- [Short exercise] What number of lines contain the word "diagram"? Reply with the number and nothing else.

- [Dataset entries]
--- BEGIN ---

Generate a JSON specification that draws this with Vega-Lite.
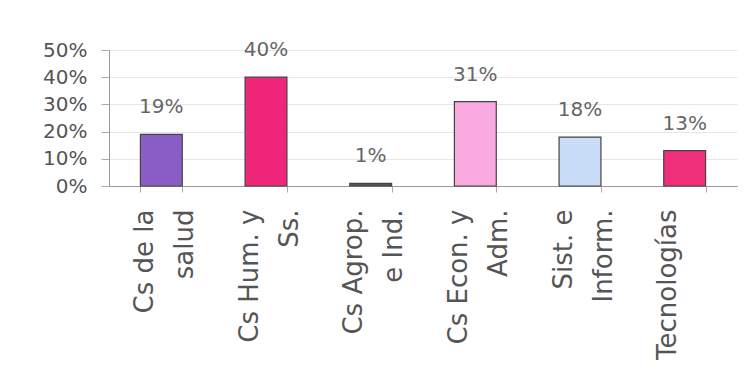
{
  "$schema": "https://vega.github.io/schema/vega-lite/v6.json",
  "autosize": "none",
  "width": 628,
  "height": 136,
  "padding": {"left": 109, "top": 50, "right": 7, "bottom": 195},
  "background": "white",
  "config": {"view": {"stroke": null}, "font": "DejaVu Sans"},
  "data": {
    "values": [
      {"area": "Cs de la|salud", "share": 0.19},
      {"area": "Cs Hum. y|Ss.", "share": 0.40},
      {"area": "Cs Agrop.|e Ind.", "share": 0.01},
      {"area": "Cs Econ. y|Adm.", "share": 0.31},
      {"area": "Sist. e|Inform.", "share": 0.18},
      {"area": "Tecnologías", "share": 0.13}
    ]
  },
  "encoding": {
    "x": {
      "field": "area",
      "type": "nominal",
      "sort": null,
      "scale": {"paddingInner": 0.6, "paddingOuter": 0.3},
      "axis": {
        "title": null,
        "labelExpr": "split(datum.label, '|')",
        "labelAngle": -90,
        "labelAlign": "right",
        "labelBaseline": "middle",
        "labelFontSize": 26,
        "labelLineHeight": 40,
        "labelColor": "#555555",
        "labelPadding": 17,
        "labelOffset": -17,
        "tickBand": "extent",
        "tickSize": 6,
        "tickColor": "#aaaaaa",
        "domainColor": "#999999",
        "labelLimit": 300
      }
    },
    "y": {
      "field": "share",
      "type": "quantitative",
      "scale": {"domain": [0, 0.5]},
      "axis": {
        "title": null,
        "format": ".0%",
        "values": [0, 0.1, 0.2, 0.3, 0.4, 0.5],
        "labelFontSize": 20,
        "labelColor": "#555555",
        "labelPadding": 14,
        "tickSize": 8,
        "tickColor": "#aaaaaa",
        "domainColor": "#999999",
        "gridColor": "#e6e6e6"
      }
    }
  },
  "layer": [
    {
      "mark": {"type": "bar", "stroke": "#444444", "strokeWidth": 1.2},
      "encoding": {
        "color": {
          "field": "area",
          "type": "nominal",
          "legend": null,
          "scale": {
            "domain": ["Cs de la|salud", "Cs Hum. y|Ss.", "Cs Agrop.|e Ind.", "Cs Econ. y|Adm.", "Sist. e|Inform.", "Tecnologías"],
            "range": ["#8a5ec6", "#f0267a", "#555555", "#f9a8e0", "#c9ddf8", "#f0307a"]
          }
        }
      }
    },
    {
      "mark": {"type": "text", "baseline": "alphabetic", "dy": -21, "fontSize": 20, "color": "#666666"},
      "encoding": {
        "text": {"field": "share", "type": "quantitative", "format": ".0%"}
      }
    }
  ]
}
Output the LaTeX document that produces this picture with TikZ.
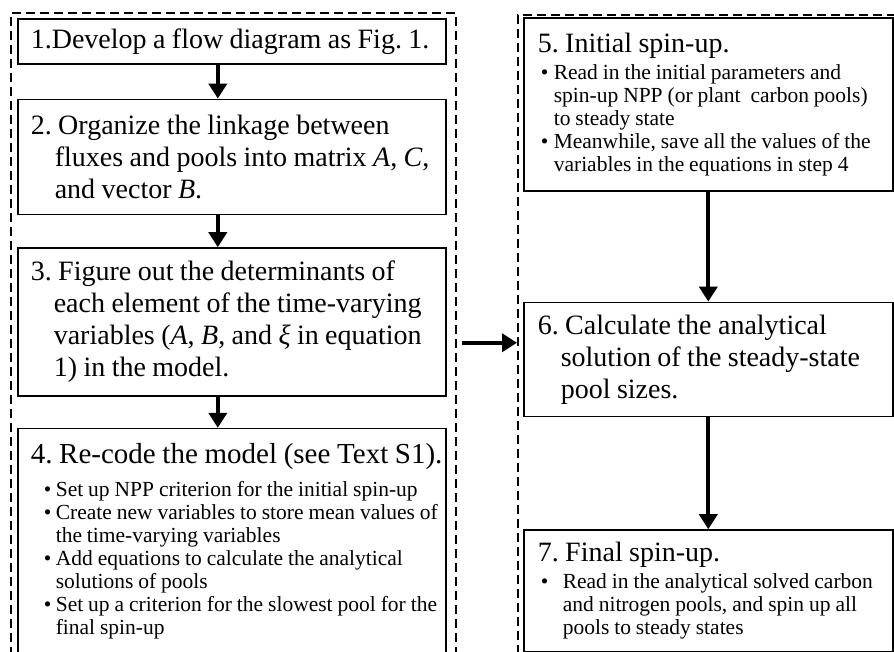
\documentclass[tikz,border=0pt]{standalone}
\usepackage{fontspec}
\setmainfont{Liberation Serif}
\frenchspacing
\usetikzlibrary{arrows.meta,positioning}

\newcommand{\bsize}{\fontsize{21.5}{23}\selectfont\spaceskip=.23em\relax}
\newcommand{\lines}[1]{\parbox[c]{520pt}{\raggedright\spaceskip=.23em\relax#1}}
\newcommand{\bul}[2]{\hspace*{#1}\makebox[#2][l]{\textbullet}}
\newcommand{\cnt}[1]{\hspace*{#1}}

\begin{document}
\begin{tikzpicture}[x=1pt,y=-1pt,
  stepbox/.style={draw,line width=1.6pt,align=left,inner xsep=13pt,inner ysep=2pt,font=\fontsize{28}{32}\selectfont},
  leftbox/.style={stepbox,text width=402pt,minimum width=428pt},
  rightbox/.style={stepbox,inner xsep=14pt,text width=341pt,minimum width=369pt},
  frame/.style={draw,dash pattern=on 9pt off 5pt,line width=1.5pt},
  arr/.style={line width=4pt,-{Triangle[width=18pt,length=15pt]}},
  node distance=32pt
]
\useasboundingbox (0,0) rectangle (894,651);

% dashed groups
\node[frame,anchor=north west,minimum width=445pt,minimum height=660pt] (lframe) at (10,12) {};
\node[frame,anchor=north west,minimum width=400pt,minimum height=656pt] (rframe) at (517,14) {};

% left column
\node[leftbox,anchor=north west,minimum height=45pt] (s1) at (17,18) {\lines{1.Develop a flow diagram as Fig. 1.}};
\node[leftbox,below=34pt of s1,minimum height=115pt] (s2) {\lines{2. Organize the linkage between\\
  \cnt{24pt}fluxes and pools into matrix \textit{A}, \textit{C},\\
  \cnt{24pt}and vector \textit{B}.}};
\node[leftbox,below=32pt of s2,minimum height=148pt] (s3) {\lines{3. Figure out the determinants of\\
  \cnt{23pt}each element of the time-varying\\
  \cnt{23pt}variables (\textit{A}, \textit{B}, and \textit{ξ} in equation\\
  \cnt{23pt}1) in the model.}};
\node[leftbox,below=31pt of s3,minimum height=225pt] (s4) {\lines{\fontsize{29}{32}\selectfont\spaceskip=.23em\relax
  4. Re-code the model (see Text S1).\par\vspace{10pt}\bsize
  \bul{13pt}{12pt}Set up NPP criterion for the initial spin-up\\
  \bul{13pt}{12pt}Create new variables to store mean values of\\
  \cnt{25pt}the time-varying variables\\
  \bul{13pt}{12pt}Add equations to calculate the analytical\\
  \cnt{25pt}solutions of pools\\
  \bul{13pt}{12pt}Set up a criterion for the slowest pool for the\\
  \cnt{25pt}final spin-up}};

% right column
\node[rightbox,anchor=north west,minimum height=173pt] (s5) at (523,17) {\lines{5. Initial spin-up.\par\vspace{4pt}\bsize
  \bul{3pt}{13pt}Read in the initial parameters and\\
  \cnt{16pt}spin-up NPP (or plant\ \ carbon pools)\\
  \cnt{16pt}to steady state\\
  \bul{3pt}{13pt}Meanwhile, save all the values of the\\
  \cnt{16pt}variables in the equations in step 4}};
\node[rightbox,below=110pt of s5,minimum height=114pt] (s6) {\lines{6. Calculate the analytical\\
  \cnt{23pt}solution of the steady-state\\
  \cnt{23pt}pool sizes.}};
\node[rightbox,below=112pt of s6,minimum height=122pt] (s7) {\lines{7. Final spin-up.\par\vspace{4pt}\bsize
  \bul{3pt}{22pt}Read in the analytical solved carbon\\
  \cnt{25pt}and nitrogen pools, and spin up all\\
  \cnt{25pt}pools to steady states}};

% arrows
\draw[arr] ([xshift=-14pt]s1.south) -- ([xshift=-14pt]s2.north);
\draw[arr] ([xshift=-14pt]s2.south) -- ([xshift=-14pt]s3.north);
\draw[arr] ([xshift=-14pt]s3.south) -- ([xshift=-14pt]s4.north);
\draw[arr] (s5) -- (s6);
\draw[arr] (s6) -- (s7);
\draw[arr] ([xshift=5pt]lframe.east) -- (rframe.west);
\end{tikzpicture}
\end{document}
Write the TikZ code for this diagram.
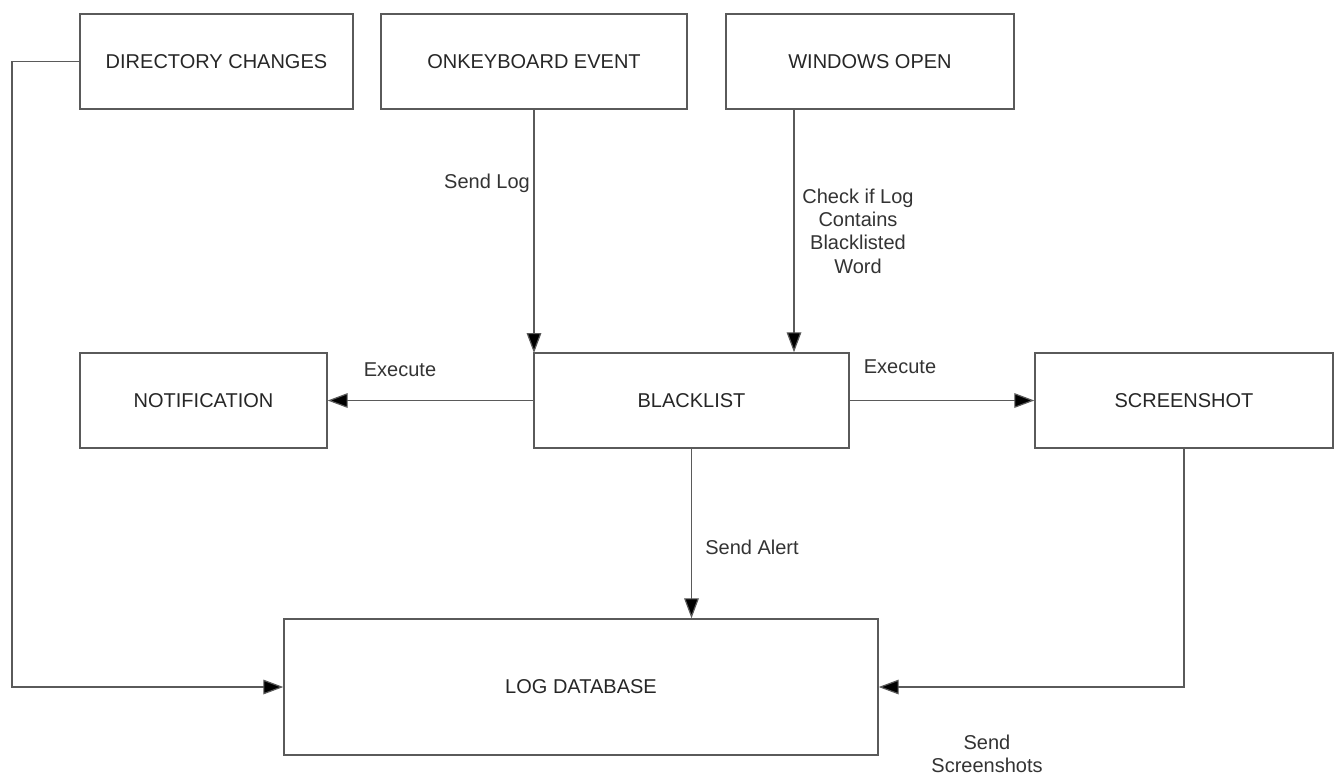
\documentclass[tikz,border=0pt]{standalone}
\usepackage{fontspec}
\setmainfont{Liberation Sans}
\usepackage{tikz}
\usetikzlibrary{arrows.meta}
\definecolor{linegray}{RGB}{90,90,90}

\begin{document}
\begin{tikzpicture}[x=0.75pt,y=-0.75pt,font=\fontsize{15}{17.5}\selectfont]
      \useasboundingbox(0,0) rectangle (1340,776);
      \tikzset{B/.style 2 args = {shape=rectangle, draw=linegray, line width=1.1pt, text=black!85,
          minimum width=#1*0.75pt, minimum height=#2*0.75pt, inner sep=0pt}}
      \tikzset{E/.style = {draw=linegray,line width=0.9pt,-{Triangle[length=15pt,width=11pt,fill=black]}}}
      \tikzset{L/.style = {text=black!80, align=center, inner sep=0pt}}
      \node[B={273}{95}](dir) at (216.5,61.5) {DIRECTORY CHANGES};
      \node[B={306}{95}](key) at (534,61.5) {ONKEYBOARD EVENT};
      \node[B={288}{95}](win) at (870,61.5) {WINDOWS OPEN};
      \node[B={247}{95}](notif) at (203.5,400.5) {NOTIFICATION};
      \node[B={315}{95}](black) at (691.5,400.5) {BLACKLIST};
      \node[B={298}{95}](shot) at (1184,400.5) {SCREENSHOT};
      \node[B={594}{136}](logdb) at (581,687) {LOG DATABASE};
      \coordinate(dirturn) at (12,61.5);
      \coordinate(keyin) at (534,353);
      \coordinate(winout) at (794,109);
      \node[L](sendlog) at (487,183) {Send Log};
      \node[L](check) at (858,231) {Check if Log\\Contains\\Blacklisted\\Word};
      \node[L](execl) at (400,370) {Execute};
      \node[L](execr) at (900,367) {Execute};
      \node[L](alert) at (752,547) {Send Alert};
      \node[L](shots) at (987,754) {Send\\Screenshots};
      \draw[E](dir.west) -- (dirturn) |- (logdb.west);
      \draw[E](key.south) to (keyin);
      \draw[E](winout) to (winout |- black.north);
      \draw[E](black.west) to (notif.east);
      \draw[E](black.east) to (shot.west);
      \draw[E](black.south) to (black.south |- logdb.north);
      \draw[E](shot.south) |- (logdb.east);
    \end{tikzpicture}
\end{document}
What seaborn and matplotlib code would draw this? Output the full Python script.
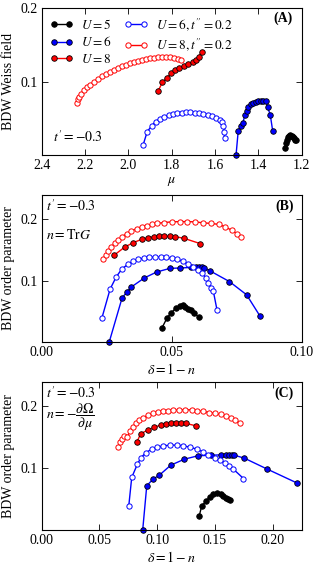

--- END ---

- [Exercise answer] 2